In collaboration with the LSE Media Group and Innovation Forum Future Media series, POLIS will hold an event on the New new journalism, addressing the changing position of journalism in society and the new possibilities presented by technology and design with, Director of POLIS, Charlie Beckett speaking.

Outline

The roles of journalists and commentators is changing: driven by citizens’ greater wariness of authority and the changing character of politics, and drawn by the new possibilities of networked digital media. The widely held belief that anyone can play these roles has riled some and brought new resolve to others, who have embraced blogging, mobile video, bookmark sharing, and now micro-blogging – along with all forms of user-contribution and -engagement. But how much has the product of publishers, broadcasters, and their hybrid relations, actually evolved, and to what extent have they seriously investigated and embraced the new possibilities?

At this event we will examine the changing role of the journalist in society; the new possibilities presented by technology and design; and the nature of the story in a dynamic medium. We will also consider how journalists and editors are researching and sharing information, and collaborating with and debating the people formerly known as the audience. And we hope to provide some pointers to the Fourth Estate on how it might better, and more ambitiously, engage with its future.

To this end we have brought together a smart group of thinkers and doers across the disciplines in the media sector to set the scene. However, the event will focus on informal debate and discussion, and the participation of attendees – you – will be critical. Please join us.

Panelists

  • Charlie Beckett, Founding Director, POLIS
  • Tessa Mayes, Campaigning investigative journalist
  • Bill Thompson, Journalist, commentator and technology critic
  • Julia Whitney, Head of Design & User Experience, Journalism, BBC Future Media & Technology

Chair

  • Nico Macdonald, Principal, Spy

Event statement by Charlie Beckett, POLIS

Tom Wolfe’s New Journalism was essentially about a revolution in style rather than substance. I would argue that New Media, combined with other socio-economic forces, is going to reinvent journalism in a much more thorough-going way. Style will change but so will news gathering and news dissemination. And as journalism becomes more networked, the whole production process will change. Some of what we currently understand as journalism will look the same.

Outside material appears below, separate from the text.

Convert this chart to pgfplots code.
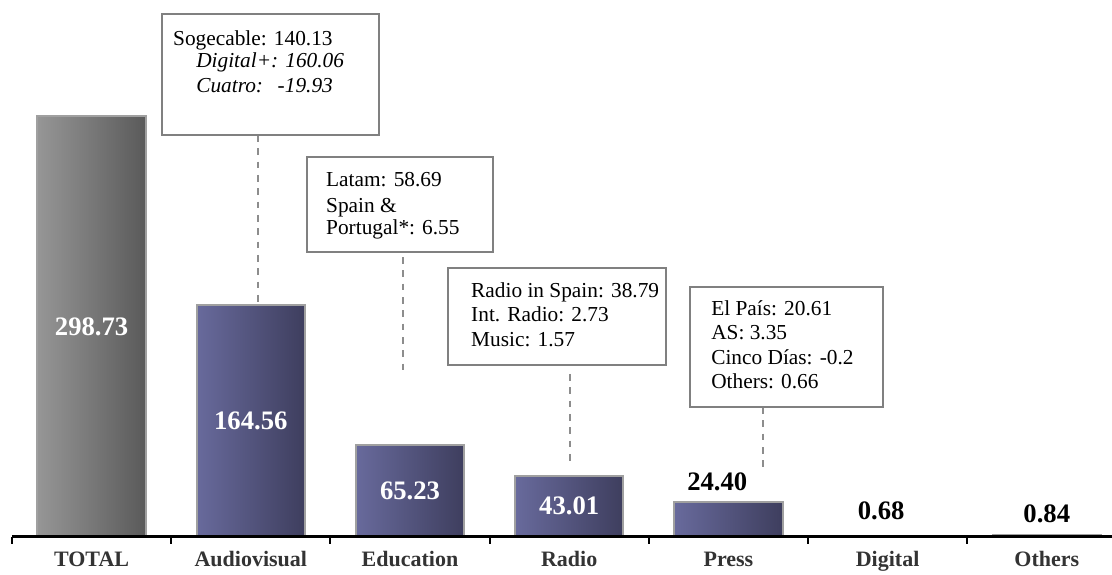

Indeed, some ‘Old Media’ formats such as feature- length documentaries and non-fiction books are thriving amidst the new technologies.

But Polis research with media practitioners and the public into the future of news over the last two years indicates that journalism is undergoing a kind of revolution. Some of it will become radically ‘disintermediated’. The journalist will disappear. But our research suggests that the bulk of the news media will hybridise into something called ‘networked journalism’. It will still carry out the editing, filtering and packaging functions. It will still report, analyse and comment. But the whole production process will become much more open and participatory.

As the power shifts from the professional to the public this will challenge a whole range of journalistic assumptions about authority, impartiality, accuracy and quality. Instead of relying on a narrow concept of trust, the journalist will have create relevance. As the journalist’s monopoly over news is shattered, the media will have to justify its social value in a free marketplace of data and ideas. The new journalist will be a network facilitator, a marketeer of meaning, a channeler of information flows.

Politicians must address a democratic deficit produced by long-term social shifts and the bankruptcy of the old model of political organisation. Likewise journalism must regain public attention. This is partly by changing style and formats, but underpinning it must be a change in the very relationship with the public and the idea of news itself.